▶ [Data]:
* start *
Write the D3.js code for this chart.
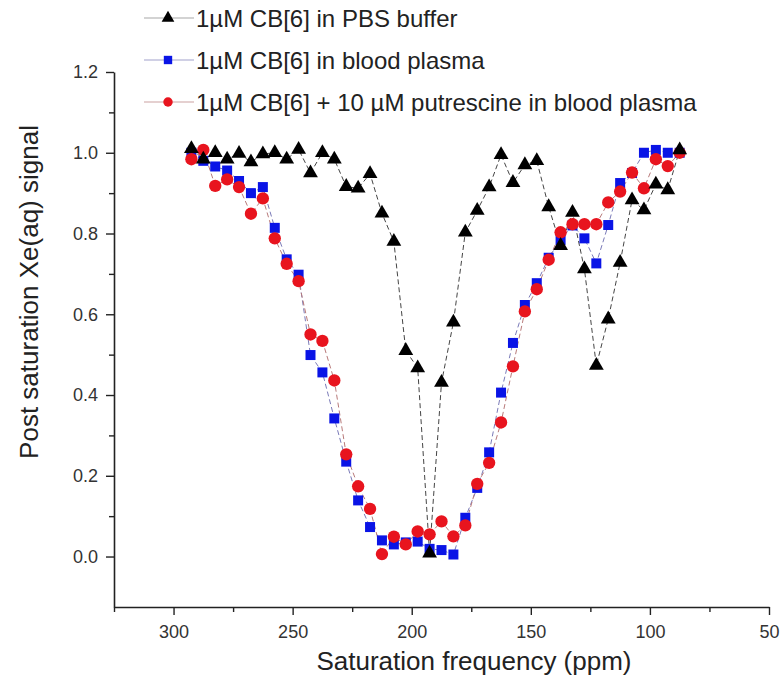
<!DOCTYPE html>
<html>
<head>
<meta charset="utf-8">
<script src="https://cdn.jsdelivr.net/npm/d3@7"></script>
<style>
    body { margin: 0; background: #fff; }
    svg { display: block; font-family: 'Liberation Sans', Arial, sans-serif; }
    .tick-label { fill: #333; }
</style>
</head>
<body>
<div id="chart"></div>
<script>

// Saturation frequency (ppm) of each point
var freq = [ 292.5, 287.5, 282.5, 277.5, 272.5, 267.5, 262.5, 257.5, 252.5, 247.5,
             242.5, 237.5, 232.5, 227.5, 222.5, 217.5, 212.5, 207.5, 202.5, 197.5,
             192.5, 187.5, 182.5, 177.5, 172.5, 167.5, 162.5, 157.5, 152.5, 147.5,
             142.5, 137.5, 132.5, 127.5, 122.5, 117.5, 112.5, 107.5, 102.5, 97.5,
             92.5, 87.5 ];

// 1uM CB[6] in PBS buffer
var pbs = [ 1.01, 0.984, 1.0, 0.984, 0.998, 0.977, 0.997, 1.0, 0.984, 1.008,
            0.95, 1.0, 0.984, 0.916, 0.912, 0.948, 0.85, 0.78, 0.51, 0.467,
            0.008, 0.431, 0.58, 0.803, 0.857, 0.915, 0.995, 0.926, 0.97, 0.98,
            0.866, 0.77, 0.852, 0.712, 0.473, 0.588, 0.728, 0.883, 0.858, 0.922,
            0.908, 1.007 ];

// 1uM CB[6] in blood plasma
var plasma = [ 1.0, 0.98, 0.966, 0.956, 0.93, 0.90, 0.915, 0.814, 0.736, 0.698,
               0.499, 0.456, 0.342, 0.235, 0.139, 0.073, 0.04, 0.03, 0.035, 0.037,
               0.019, 0.016, 0.005, 0.096, 0.17, 0.258, 0.406, 0.529, 0.623, 0.677,
               0.74, 0.784, 0.82, 0.788, 0.726, 0.821, 0.925, 0.95, 1.0, 1.007,
               1.0, 1.0 ];

// 1uM CB[6] + 10 uM putrescine in blood plasma
var putrescine = [ 0.984, 1.007, 0.918, 0.934, 0.915, 0.849, 0.887, 0.788, 0.725, 0.682,
                   0.55, 0.534, 0.436, 0.253, 0.174, 0.118, 0.006, 0.049, 0.03, 0.062,
                   0.055, 0.087, 0.05, 0.077, 0.18, 0.232, 0.332, 0.471, 0.607, 0.662,
                   0.735, 0.803, 0.823, 0.823, 0.823, 0.877, 0.904, 0.951, 0.912, 0.984,
                   0.967, 1.0 ];

var x_ticks = [ 300, 250, 200, 150, 100, 50 ];
var x_minor = [ 325, 275, 225, 175, 125, 75 ];
var y_ticks = [ 0.0, 0.2, 0.4, 0.6, 0.8, 1.0, 1.2 ];
var y_minor = [ 0.1, 0.3, 0.5, 0.7, 0.9, 1.1 ];

var legend_labels = [ '1\u00b5M CB[6] in PBS buffer',
                      '1\u00b5M CB[6] in blood plasma',
                      '1\u00b5M CB[6] + 10 \u00b5M putrescine in blood plasma' ];

function draw_chart ( container ) {

    var W = 783, H = 677;

    // Plot area edges (pixels)
    var margin = { left: 114, right: 769, top: 72, bottom: 607 };

    var svg = d3.select( container )
                .append( 'svg' )
                .attr( 'width', W )
                .attr( 'height', H );

    var x = d3.scaleLinear().domain( [325, 50] ).range( [margin.left, margin.right] );
    var y = d3.scaleLinear().domain( [-0.125, 1.2] ).range( [margin.bottom, margin.top] );

    // Axes
    var xAxis = svg.append( 'g' )
                   .attr( 'transform', 'translate(0,' + margin.bottom + ')' )
                   .call( d3.axisBottom( x ).tickValues( x_ticks ).tickSize( 8 ).tickSizeOuter( 0 ).tickPadding( 10 ) );

    svg.append( 'g' )
       .attr( 'transform', 'translate(0,' + margin.bottom + ')' )
       .call( d3.axisBottom( x ).tickValues( x_minor ).tickSize( 5 ).tickSizeOuter( 0 ).tickFormat( '' ) )
       .select( '.domain' ).remove();

    var yAxis = svg.append( 'g' )
                   .attr( 'transform', 'translate(' + margin.left + ',0)' )
                   .call( d3.axisLeft( y ).tickValues( y_ticks ).tickSize( 8 ).tickSizeOuter( 0 ).tickPadding( 8 )
                            .tickFormat( d3.format( '.1f' ) ) );

    svg.append( 'g' )
       .attr( 'transform', 'translate(' + margin.left + ',0)' )
       .call( d3.axisLeft( y ).tickValues( y_minor ).tickSize( 5 ).tickSizeOuter( 0 ).tickFormat( '' ) )
       .select( '.domain' ).remove();

    svg.selectAll( '.domain' ).attr( 'stroke', '#222' ).attr( 'stroke-width', 1.6 );
    svg.selectAll( '.tick line' ).attr( 'stroke', '#222' ).attr( 'stroke-width', 1.4 );

    xAxis.selectAll( 'text' )
         .attr( 'class', 'tick-label' )
         .style( 'font-size', '18px' );

    yAxis.selectAll( 'text' )
         .attr( 'class', 'tick-label' )
         .style( 'font-size', '18px' );

    // Axis titles
    svg.append( 'text' )
       .attr( 'x', 474 )
       .attr( 'y', 670 )
       .attr( 'text-anchor', 'middle' )
       .attr( 'fill', '#222' )
       .style( 'font-size', '26px' )
       .text( 'Saturation frequency (ppm)' );

    svg.append( 'text' )
       .attr( 'transform', 'translate(38,292) rotate(-90)' )
       .attr( 'text-anchor', 'middle' )
       .attr( 'fill', '#222' )
       .style( 'font-size', '26px' )
       .text( 'Post saturation Xe(aq) signal' );

    // Series
    var series = [
        { name: legend_labels[0], values: pbs,        shape: d3.symbolTriangle, size: 95,  fill: '#000',    line: '#444',    legend_line: '#c4c4c4' },
        { name: legend_labels[1], values: plasma,     shape: d3.symbolSquare,   size: 100, fill: '#0a14e6', line: '#7a7ab8', legend_line: '#c0c0dc' },
        { name: legend_labels[2], values: putrescine, shape: d3.symbolCircle,   size: 120, fill: '#e8141e', line: '#b87a7a', legend_line: '#dcc0c0' }
    ];

    var line = d3.line()
                 .x( function ( d ) { return x( d[0] ); } )
                 .y( function ( d ) { return y( d[1] ); } );

    series.forEach( function ( s ) {
        svg.append( 'path' )
           .datum( d3.zip( freq, s.values ) )
           .attr( 'fill', 'none' )
           .attr( 'stroke', s.line )
           .attr( 'stroke-width', 1 )
           .attr( 'stroke-dasharray', '5,3' )
           .attr( 'd', line );
    } );

    // squares first, then circles, triangles on top
    [ series[1], series[2], series[0] ].forEach( function ( s ) {
        svg.append( 'g' )
           .selectAll( 'path' )
           .data( d3.zip( freq, s.values ) )
           .enter().append( 'path' )
           .attr( 'transform', function ( d ) { return 'translate(' + x( d[0] ) + ',' + y( d[1] ) + ')'; } )
           .attr( 'd', d3.symbol().type( s.shape ).size( s.size ) )
           .attr( 'fill', s.fill );
    } );

    // Legend
    var legend = svg.selectAll( '.legend' )
                    .data( series )
                    .enter().append( 'g' )
                    .attr( 'class', 'legend' )
                    .attr( 'transform', function ( d, i ) { return 'translate(0,' + ( 18 + i * 42 ) + ')'; } );

    legend.append( 'line' )
          .attr( 'x1', 144 )
          .attr( 'x2', 194 )
          .attr( 'stroke', function ( d ) { return d.legend_line; } )
          .attr( 'stroke-width', 1.5 );

    legend.append( 'path' )
          .attr( 'transform', 'translate(168,0)' )
          .attr( 'd', function ( d ) { return d3.symbol().type( d.shape ).size( 70 )(); } )
          .attr( 'fill', function ( d ) { return d.fill; } );

    legend.append( 'text' )
          .attr( 'x', 196 )
          .attr( 'dy', '0.36em' )
          .attr( 'fill', '#222' )
          .style( 'font-size', '24px' )
          .text( function ( d ) { return d.name; } );

}

draw_chart( '#chart' );

</script>
</body>
</html>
* end *
▶ [Set problem]: Repeat only the lines from the beginning of the material through the line containing "92.5, 87.5 ];", both ends kept, leaving pictures out.

▶ [Complete answer]:
Write the D3.js code for this chart.
<!DOCTYPE html>
<html>
<head>
<meta charset="utf-8">
<script src="https://cdn.jsdelivr.net/npm/d3@7"></script>
<style>
    body { margin: 0; background: #fff; }
    svg { display: block; font-family: 'Liberation Sans', Arial, sans-serif; }
    .tick-label { fill: #333; }
</style>
</head>
<body>
<div id="chart"></div>
<script>

// Saturation frequency (ppm) of each point
var freq = [ 292.5, 287.5, 282.5, 277.5, 272.5, 267.5, 262.5, 257.5, 252.5, 247.5,
             242.5, 237.5, 232.5, 227.5, 222.5, 217.5, 212.5, 207.5, 202.5, 197.5,
             192.5, 187.5, 182.5, 177.5, 172.5, 167.5, 162.5, 157.5, 152.5, 147.5,
             142.5, 137.5, 132.5, 127.5, 122.5, 117.5, 112.5, 107.5, 102.5, 97.5,
             92.5, 87.5 ];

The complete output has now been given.